Across these four themes there’s a crazy total of 200 tracks to complete. At the time of writing this, I’ve only managed to earn the Gold medal on 75 of these events. You can unlock most of the games campaign with silver medals, although Gold’s are required for the final series, should you wish to undertake the challenge. As you can expect, the game starts off relatively easy, and gradually progresses you through more and more complex track layouts. Despite each track being built from he same pieces, none of these 200 tracks feels the same, and that’s a testament to the variety of driving experiences you can produce with Trackmania’s map editor.

In terms of motivation to push forward, there’s no narrative or anything like that that contextualizes the experience, only the enjoyment you have from playing the game, and a sense of personal achievement that stems from nailing the top times and collecting gold medals. There’s also a relatively robust leaderboard feature which places you not only on your global ranking, but your ranking by region. I felt accomplished being told my times were were in the top ten racers in the South East of England, and within the top fifty in England when I nailed a good time. It’s a compelling system, and provides a much more meaningful value than merely granting you some almost arbitrary thousand or so ranking from a global leaderboard.



Build it yourself

Beyond it’s campaign, the game features a robust and powerful track editor. This comes in three formats, beginner, normal and advanced, each of which offer varying degrees of complexity and working your way up through these, or at least starting with normal and then progressing to advanced, is a good means of learning about all the tools incrementally. It can be pretty complex at first, especially in advanced mode, but after half an hour or so you can get to grips with tools fairly well, and build decent tracks within minutes from there.

How long it takes really depends on how articulate you want to be with what you’re attempting to produce. If you want very precise jumps and technical segments, you’ll need to carefully place these, then playtest them to ensure they’re actually achievable, but if you want to build a relatively basic yet functional track, this can be achieved in under five minutes. Heck, if you’re feeling especially lazy or just want to see how it turns out, you can even randomly generate a track, and these in my experience these were always pretty enjoyable, even if it is sometimes clear they’re not as carefully crafted as those that feature in the campaign.

Sometimes though, the track creation tools can be a little fiddly, especially in advanced and normal mode. There are certain elements that simply don’t make sense. For instance, if I want my road to curve right, but the game has already placed an environmental prop (e.g. a tree) in that path, then I can’t curve my track in that direction. Logically the tracks route should take precedence, caving a path through the existing environment, but it doesn’t, forcing you to adapt the track around the pre-existing environmental object. This is more of an issue in normal mode though, where you do not have control of the terrain, but switching into advanced mode doesn’t fix this, it simply allows you to build the terrain yourself, allowing you to manually circumvent the this issue, yet consuming much more of your time.
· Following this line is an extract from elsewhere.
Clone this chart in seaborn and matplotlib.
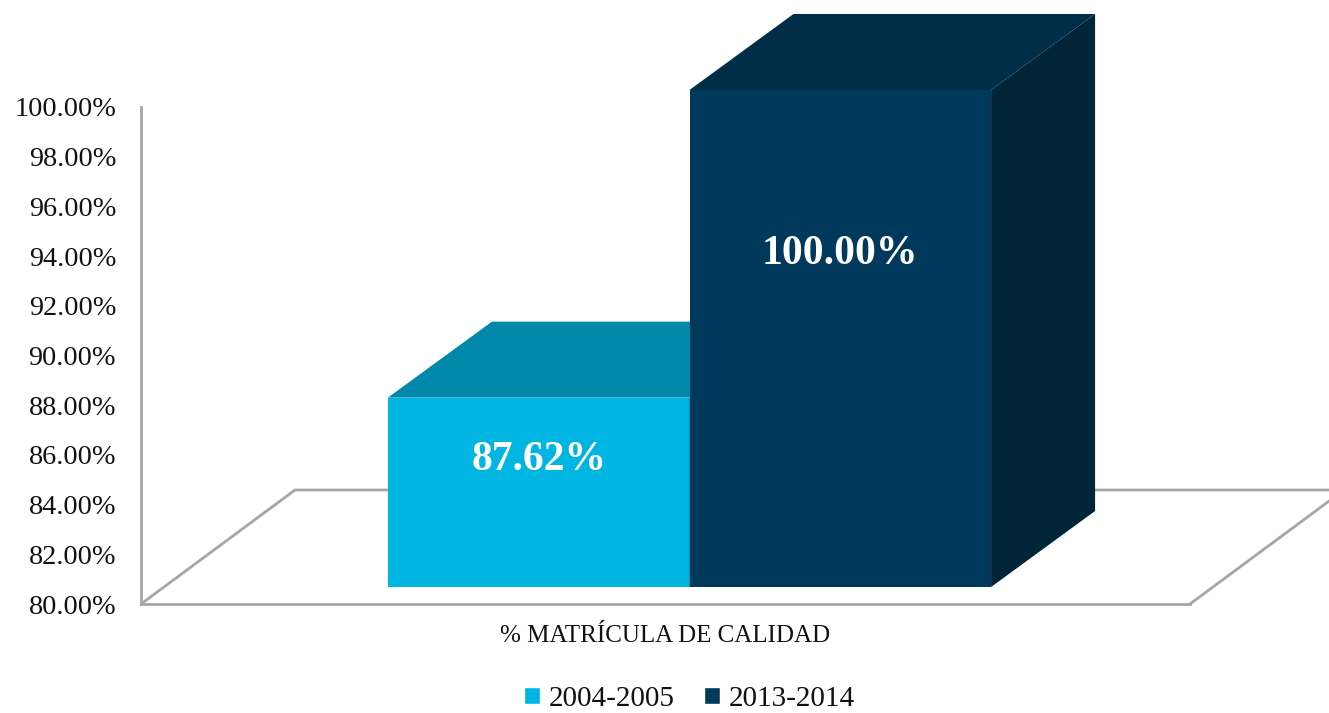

Publishing your tracks is even more confusing, as it’s not clear how to view and rate individual tracks that people have created, instead they’re distributed as challenges or packs of tracks, and the filters for these are poor. It’s easy enough to share good tracks from your friends and even download and play decent tracks from the community, but it seems difficult to find anything specific you might want, especially as there’s no way to name your tracks or label them with your own key words. It’s possible to have fun with track building and sharing, but it just isn’t a very intuitive system and that’s bound to put some people off.



Fun with friends

Alongside the singleplayer modes Trackmania also offers a compelling set of online and offline multiplayer modes. Though offline gameplay is often overlooked in this type of game, local multiplayer sessions of Trackmania Turbo can be a lot of fun, and there are a lot of modes in which you can do this. These range from single screen mode where the winner is the player that stayed on screen the longest, to more traditional modes where you play through the games tracks in split screen, seeing who can complete them the fastest, the most number of times. There’s even wacky variants of these modes which introduce powerups and other gimmicks, these can be fun, and in my own local multiplayer sessions we derived a lot of entertainment from the mode named ‘split screen bonus fun’, others were hit and miss.
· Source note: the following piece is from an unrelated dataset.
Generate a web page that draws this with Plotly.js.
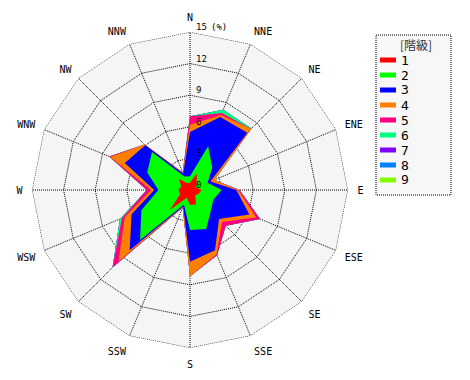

For local play there’s also a co-operative option where two players can take command over the same vehicle. Instead of splitting functions of the car, both players take control of the vehicle as normal and the game takes an average of their inputs to determine what the vehicle does at any one time. It’s actually surprisingly enjoyable forcing you to coordinate on your strategy and racing line, adding a tactical and co-operative element to what is otherwise a rather straightforward singleplayer campaign. You need to have someone that’s on the same page though, someone of reasonably similar skill that’s willing to co-operate and discuss the driving line, else this can be something of a disaster. for instance if there’s a fork in the road, things are going to get quite messy quite quickly if the two of you can’t decide which way you’re going.

Online offers a different, and rather unique experience, with up to 99 other racers facing off on any one track for the best time. It’s visually chaotic, but easy to get to grips with as it’s always very clear which vehicle you’re driving and no contact between you and other drivers. There’s a great sense of satisfaction in surviving the trickier segments of a track, watching twenty or so other racers crash into nearby obstacles. Attempting to get the best time in these lobbies can be addictive, and the 100 player feature is significant a means in which Trackmania differentiates itself from the rest of the pack.

When each of these features are considered together, Trackmania Turbo comprises an excellent arcade racing package capable of appeasing fans of the genre from a number of perspectives. Whether you’re a die hard time trial enthusiast, track builder, or simply enjoy messing around on wacky tracks with your friends in either local, or online multiplayer, Trackmania Turbo has you covered. There’s undeniable room for improvement in the track building and publishing department, and the handling model during off-road gameplay – especially lagoon – could be a little more forgiving, but these niggles aside, Trackmania is a racer packed to the absolute brim with unique and compelling content, a must have.